> _Provided data_
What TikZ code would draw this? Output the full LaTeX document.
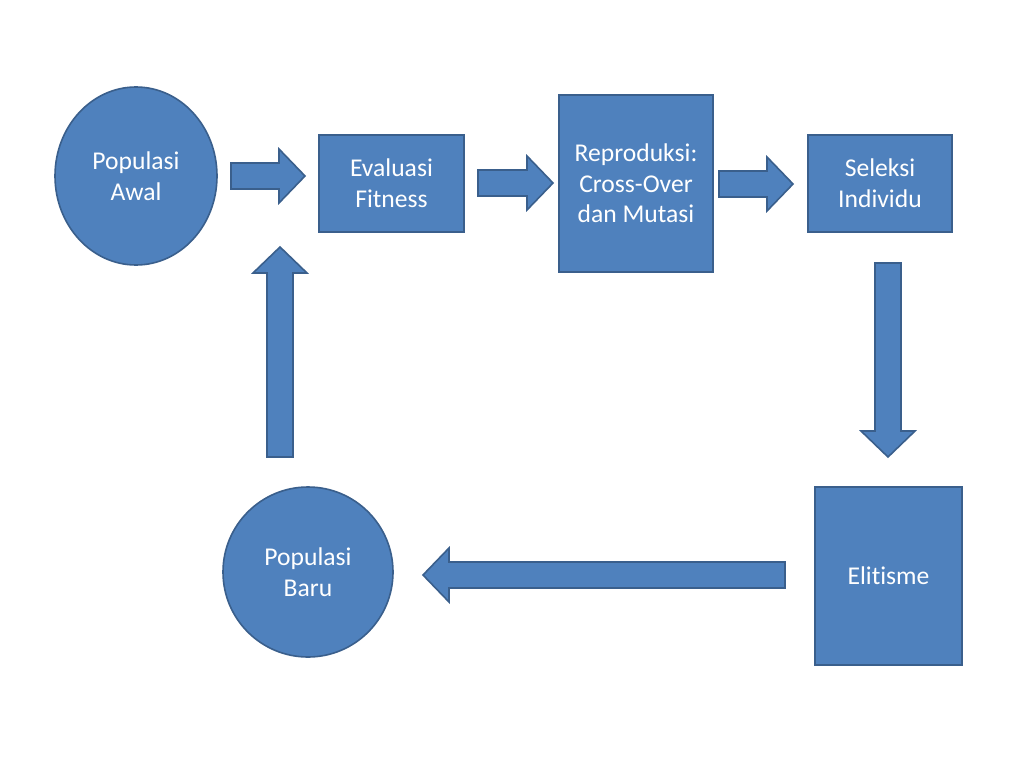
\documentclass[tikz,border=0pt]{standalone}
\usepackage{fontspec}
\setmainfont[Ligatures={NoCommon}]{Carlito}
\usetikzlibrary{shapes.geometric,calc}
\definecolor{fillblue}{HTML}{4F81BD}
\definecolor{edgeblue}{HTML}{3A5F8C}
\begin{document}
\begin{tikzpicture}[x=1pt,y=-1pt,
  shapebox/.style={draw=edgeblue,fill=fillblue,line width=1.6pt,text=white,
    align=center,inner sep=0pt,font=\fontsize{25.6}{30.7}\selectfont},
  rectbox/.style={shapebox,rectangle},
  blockarrow/.style={draw=edgeblue,fill=fillblue,line width=1.6pt,line join=miter,
    to path={($(\tikztostart)!13pt!90:(\tikztotarget)$)
      -- ($(\tikztotarget)!26pt!(\tikztostart)!13pt!-90:(\tikztostart)$)
      -- ($(\tikztotarget)!26pt!(\tikztostart)!27pt!-90:(\tikztostart)$)
      -- (\tikztotarget)
      -- ($(\tikztotarget)!26pt!(\tikztostart)!27pt!90:(\tikztostart)$)
      -- ($(\tikztotarget)!26pt!(\tikztostart)!13pt!90:(\tikztostart)$)
      -- ($(\tikztostart)!13pt!-90:(\tikztotarget)$)
      -- cycle}}
]
\useasboundingbox (0,0) rectangle (1024,768);
\fill[white] (0,0) rectangle (1024,768);

\node[shapebox,ellipse,minimum width=162pt,minimum height=178pt] (awal) at (136,176) {Populasi\\Awal};
\node[rectbox,minimum width=145pt,minimum height=97pt] (eval) at (391.5,183.5) {Evaluasi\\Fitness};
\node[rectbox,minimum width=154pt,minimum height=177pt] (repro) at (636,183.5) {Reproduksi:\\Cross-Over\\dan Mutasi};
\node[rectbox,minimum width=144pt,minimum height=97pt] (seleksi) at (880,183.5) {Seleksi\\Individu};
\node[rectbox,minimum width=147pt,minimum height=178pt] (elit) at (888.5,576) {Elitisme};
\node[shapebox,circle,minimum size=170pt] (baru) at (308,572) {Populasi\\Baru};

\coordinate (a1s) at (231,176);  \coordinate (a1t) at (305,176);
\coordinate (a2s) at (478,183);  \coordinate (a2t) at (553,183);
\coordinate (a3s) at (719,184);  \coordinate (a3t) at (793,184);
\coordinate (a4s) at (888,263);  \coordinate (a4t) at (888,457);
\coordinate (a5s) at (785,575);  \coordinate (a5t) at (423,575);
\coordinate (a6s) at (280,457);  \coordinate (a6t) at (280,247);

\draw[blockarrow] (a1s) to (a1t);
\draw[blockarrow] (a2s) to (a2t);
\draw[blockarrow] (a3s) to (a3t);
\draw[blockarrow] (a4s) to (a4t);
\draw[blockarrow] (a5s) to (a5t);
\draw[blockarrow] (a6s) to (a6t);
\end{tikzpicture}
\end{document}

> _Your task_
Quote each line of the listing exactly, but leave the pictures out.

> _Written reply_
What TikZ code would draw this? Output the full LaTeX document.
\documentclass[tikz,border=0pt]{standalone}
\usepackage{fontspec}
\setmainfont[Ligatures={NoCommon}]{Carlito}
\usetikzlibrary{shapes.geometric,calc}
\definecolor{fillblue}{HTML}{4F81BD}
\definecolor{edgeblue}{HTML}{3A5F8C}
\begin{document}
\begin{tikzpicture}[x=1pt,y=-1pt,
  shapebox/.style={draw=edgeblue,fill=fillblue,line width=1.6pt,text=white,
    align=center,inner sep=0pt,font=\fontsize{25.6}{30.7}\selectfont},
  rectbox/.style={shapebox,rectangle},
  blockarrow/.style={draw=edgeblue,fill=fillblue,line width=1.6pt,line join=miter,
    to path={($(\tikztostart)!13pt!90:(\tikztotarget)$)
      -- ($(\tikztotarget)!26pt!(\tikztostart)!13pt!-90:(\tikztostart)$)
      -- ($(\tikztotarget)!26pt!(\tikztostart)!27pt!-90:(\tikztostart)$)
      -- (\tikztotarget)
      -- ($(\tikztotarget)!26pt!(\tikztostart)!27pt!90:(\tikztostart)$)
      -- ($(\tikztotarget)!26pt!(\tikztostart)!13pt!90:(\tikztostart)$)
      -- ($(\tikztostart)!13pt!-90:(\tikztotarget)$)
      -- cycle}}
]
\useasboundingbox (0,0) rectangle (1024,768);
\fill[white] (0,0) rectangle (1024,768);

\node[shapebox,ellipse,minimum width=162pt,minimum height=178pt] (awal) at (136,176) {Populasi\\Awal};
\node[rectbox,minimum width=145pt,minimum height=97pt] (eval) at (391.5,183.5) {Evaluasi\\Fitness};
\node[rectbox,minimum width=154pt,minimum height=177pt] (repro) at (636,183.5) {Reproduksi:\\Cross-Over\\dan Mutasi};
\node[rectbox,minimum width=144pt,minimum height=97pt] (seleksi) at (880,183.5) {Seleksi\\Individu};
\node[rectbox,minimum width=147pt,minimum height=178pt] (elit) at (888.5,576) {Elitisme};
\node[shapebox,circle,minimum size=170pt] (baru) at (308,572) {Populasi\\Baru};

\coordinate (a1s) at (231,176);  \coordinate (a1t) at (305,176);
\coordinate (a2s) at (478,183);  \coordinate (a2t) at (553,183);
\coordinate (a3s) at (719,184);  \coordinate (a3t) at (793,184);
\coordinate (a4s) at (888,263);  \coordinate (a4t) at (888,457);
\coordinate (a5s) at (785,575);  \coordinate (a5t) at (423,575);
\coordinate (a6s) at (280,457);  \coordinate (a6t) at (280,247);

\draw[blockarrow] (a1s) to (a1t);
\draw[blockarrow] (a2s) to (a2t);
\draw[blockarrow] (a3s) to (a3t);
\draw[blockarrow] (a4s) to (a4t);
\draw[blockarrow] (a5s) to (a5t);
\draw[blockarrow] (a6s) to (a6t);
\end{tikzpicture}
\end{document}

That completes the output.